Now, just to be clear, I absolutely love my job. It’s hands-down my best gig ever. As far back as college, I dreamed of working in the publishing industry. I still pinch myself every now and then, not quite convinced this isn’t some blissful dream from which I might awaken. I really need to knock that off, because I keep showing up to work with unexplained bruises on my arms.

So far, so good.

In the publishing industry—much like NASA—space is everything. A magazine has column inches that are guarded more fiercely than some borders. Stray even an inch over and all sorts of alarms will sound.

We’re in the process of laying out our fall/winter visitor’s magazine, and there’s a big section on food and drink. I spent hours diligently researching and writing this spread (pun intended) and was very happy with the final outcome. I delved deeply into the history of South Dakota’s iconic dishes and really put my mark on it. (Yeah, another pun.) By the time I’d finished, I loved it. Our managing director loved it. Our creative director didn’t not love it, but his job is to make sure everything fits neatly into the tight confines of a 65-page publication.

Guess whose article didn’t fit neatly into the tight confines of a 65-page publication?


OK, so I got a little carried away. Maybe readers don’t need to know that “bison herds numbering in the millions once roamed the vast prairie freely” or that “Cornish immigrants working for the Homestake Mine in the 1870s carried pasties in their lunch boxes” when I’m just writing about buffalo burgers and meat pies (not nipple tassels, as some of you might be thinking).

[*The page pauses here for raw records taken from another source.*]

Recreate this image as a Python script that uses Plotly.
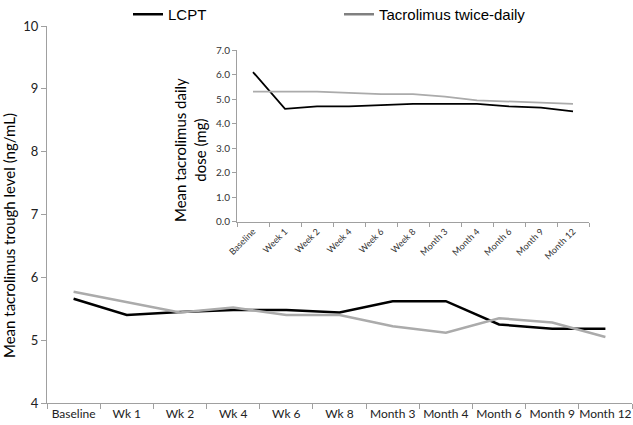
import plotly.graph_objects as go

main_labels = ["Baseline", "Wk 1", "Wk 2", "Wk 4", "Wk 6", "Wk 8",
               "Month 3", "Month 4", "Month 6", "Month 9", "Month 12"]
inset_labels = ["Baseline", "Week 1", "Week 2", "Week 4", "Week 6", "Week 8",
                "Month 3", "Month 4", "Month 6", "Month 9", "Month 12"]

lcpt_trough = [5.66, 5.40, 5.45, 5.48, 5.48, 5.44, 5.62, 5.62, 5.25, 5.18, 5.18]
tac_trough = [5.77, 5.61, 5.44, 5.52, 5.40, 5.40, 5.22, 5.12, 5.35, 5.28, 5.05]

lcpt_dose = [6.1, 4.6, 4.7, 4.7, 4.75, 4.8, 4.8, 4.8, 4.7, 4.65, 4.5]
tac_dose = [5.3, 5.3, 5.3, 5.25, 5.2, 5.2, 5.1, 4.95, 4.9, 4.85, 4.8]

W, H = 633, 425
L, R, T, B = 47, 1, 26, 22
pw, ph = W - L - R, H - T - B

def px_x(x):
    return (x - L) / pw

def px_y(y):
    return (H - B - y) / ph

black = "#000000"
gray = "#ababab"
legend_gray = "#808080"
axis_col = "#a0a0a0"
tick_font = dict(family="Lato, Open Sans, sans-serif", size=12, color="#222222")

fig = go.Figure()
fig.add_trace(go.Scatter(x=main_labels, y=lcpt_trough, mode="lines", name="LCPT",
                         line=dict(color=black, width=2.5), xaxis="x", yaxis="y"))
fig.add_trace(go.Scatter(x=main_labels, y=tac_trough, mode="lines", showlegend=False,
                         name="Tacrolimus twice-daily",
                         line=dict(color=gray, width=2.5), xaxis="x", yaxis="y"))
fig.add_trace(go.Scatter(x=[None], y=[None], mode="lines", name="Tacrolimus twice-daily",
                         line=dict(color=legend_gray, width=2.5), xaxis="x", yaxis="y"))
fig.add_trace(go.Scatter(x=inset_labels, y=lcpt_dose, mode="lines", showlegend=False,
                         line=dict(color=black, width=1.8), xaxis="x2", yaxis="y2"))
fig.add_trace(go.Scatter(x=inset_labels, y=tac_dose, mode="lines", showlegend=False,
                         line=dict(color=gray, width=1.8), xaxis="x2", yaxis="y2"))

fig.update_layout(
    width=W, height=H,
    margin=dict(l=L, r=R, t=T, b=B, autoexpand=False),
    paper_bgcolor="white", plot_bgcolor="white",
    showlegend=True,
    legend=dict(orientation="h", x=px_x(128), y=px_y(-2), xanchor="left", yanchor="top",
                font=dict(family="Liberation Sans, Arial, sans-serif", size=15, color="#000000"),
                entrywidth=166, entrywidthmode="pixels", bgcolor="rgba(0,0,0,0)"),
    xaxis=dict(type="category", tickson="boundaries", ticks="outside", ticklen=5,
               tickcolor=axis_col, showline=True, linecolor=axis_col, linewidth=1,
               showgrid=False, zeroline=False, tickfont=tick_font, domain=[0, 1],
               range=[-0.5, 10.5], tickangle=0, automargin=False),
    yaxis=dict(range=[4, 10], dtick=1, ticks="outside", ticklen=5, tickcolor=axis_col,
               showline=True, linecolor=axis_col, linewidth=1, showgrid=False,
               zeroline=False, tickfont=dict(family="Lato, Open Sans, sans-serif", size=13, color="#222222"),
               domain=[0, 1], automargin=False),
    xaxis2=dict(type="category", tickson="boundaries", ticks="outside", ticklen=4,
                tickcolor=axis_col, showline=True, linecolor=axis_col, linewidth=1,
                showgrid=False, zeroline=False, anchor="y2", automargin=False,
                domain=[px_x(237), px_x(589)], range=[-0.5, 10.5], tickangle=-45,
                tickfont=dict(family="Lato, Open Sans, sans-serif", size=9, color="#333333")),
    yaxis2=dict(range=[0, 7], dtick=1, tickformat=".1f", ticks="outside", ticklen=4,
                tickcolor=axis_col, showline=True, linecolor=axis_col, linewidth=1,
                showgrid=False, zeroline=False, anchor="x2", automargin=False,
                domain=[px_y(221.7), px_y(50)],
                tickfont=dict(family="Lato, Open Sans, sans-serif", size=10, color="#333333")),
    annotations=[
        dict(text="Mean tacrolimus trough level (ng/mL)", textangle=-90,
             x=px_x(9), y=px_y(236), xref="paper", yref="paper",
             xanchor="center", yanchor="middle", showarrow=False,
             font=dict(family="Lato, Open Sans, sans-serif", size=15, color="#000000")),
        dict(text="Mean tacrolimus daily<br>dose (mg)", textangle=-90,
             x=px_x(190), y=px_y(150), xref="paper", yref="paper",
             xanchor="center", yanchor="middle", showarrow=False,
             font=dict(family="Lato, Open Sans, sans-serif", size=15, color="#000000")),
    ],
)

fig.write_html("out.html", config={"displayModeBar": False},
               post_script="document.body.style.margin='0';document.body.style.overflow='hidden';")
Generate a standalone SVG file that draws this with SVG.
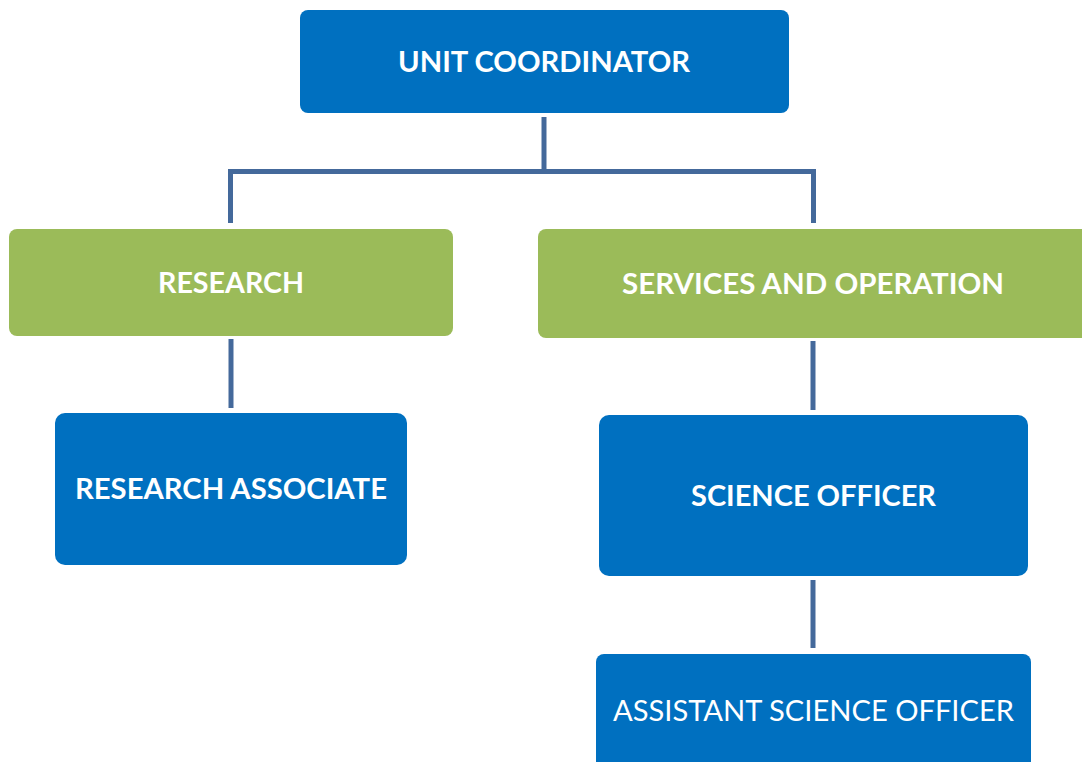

What can I say? I’m a completist. The characters in my novels all have carefully-developed backgrounds, so why shouldn’t readers know that kuchen (the state dessert) was brought to South Dakota by German immigrants in the 1880s?!

Well, because of that jewelry ad. That’s why.

FINE. I get it. But I can’t promise I won’t cry a little when cutting down my own articles. By the time our creative director sent the article back for a third edit, I was a brokenhearted, slobbering mess. On the inside, of course. Outwardly, I projected the same calm, cool, and professional demeanor that defines me. Other than wailing, “My words! My beautiful words! All gone!!,” you’d never know I was in any sort of distress whatsoever.

Thick skin, people. Thick skin.

13 thoughts on “The Third Cut is the Deepest

  1. I remember doing yearly department reports at my schools and five year reviews and ten year ones too. Always rejected and told to reduce , reduce, reduce. The rewrites always had at least 500 more words more than the originals and always passed just fine. Victory.


  2. I get this completely, also being a writer. On the other hand, I’m also an editor of my boss’ weekly newsletters. She always overwrites, giving me her first draft, and I simply adore slashing and burning, getting the words down to the absolute minimum for maximum impact. When she says, “Cute out 100 words,” I practically salivate. I’m not sure which I enjoy more: writing or editing.
    On the plus side, you did enjoy doing all that research, right? Next time you hit up a trivia night at your local bar, you’ll be in great shape! 🙂


    1. I told my boss I am becoming an expert on South Dakota history! So there is a plus side, at least.

      I also like editing. I see slashing and cutting as a challenge—a puzzle in which you have to make all the pieces fit neatly. I just prefer editing other people’s work, lol.

      Liked by 1 person

  3. “Thick skin, people. Thick skin.”

    Mark, I can SO identify with your feelings and developing a thick skin because I always say that the many years I spent as an actor in the theater taught me the about developing a thick skin because right at the start of my career I had a TON of rejection. In fact, the first acting school I attended in NYC rejected me after my first year, when most (if not ALL) of my fellow-classmates were invited back for a second year.

    And even with starting my own personal shopper business over the summer, I’ve had a TON of road blocks and rejection. However, I just keep moving forward. The older I get, the less and less rejection bothers me because I know that rejection is really not about me, it’s about some outside force that I can’t control.

    Keep at, my friend. You’re an EXCELLENT writer!


    1. That’s a great attitude, Ron! After submitting manuscripts to literary agents for years, I’ve learned not to let rejection bother me, either. Otherwise, I might have never pursued a writing career to begin with!

      Thank you for your kind words, btw. 🙂

      Enjoy the rest of your weekend!


  4. Guess that’s one advantage to self-published blog posts. If you leave a superfluous sentence or two in here and there there’s no one to give you grief about inches of space. And nobody’s likely to tell you when you’ve bored them to death with endless drivel.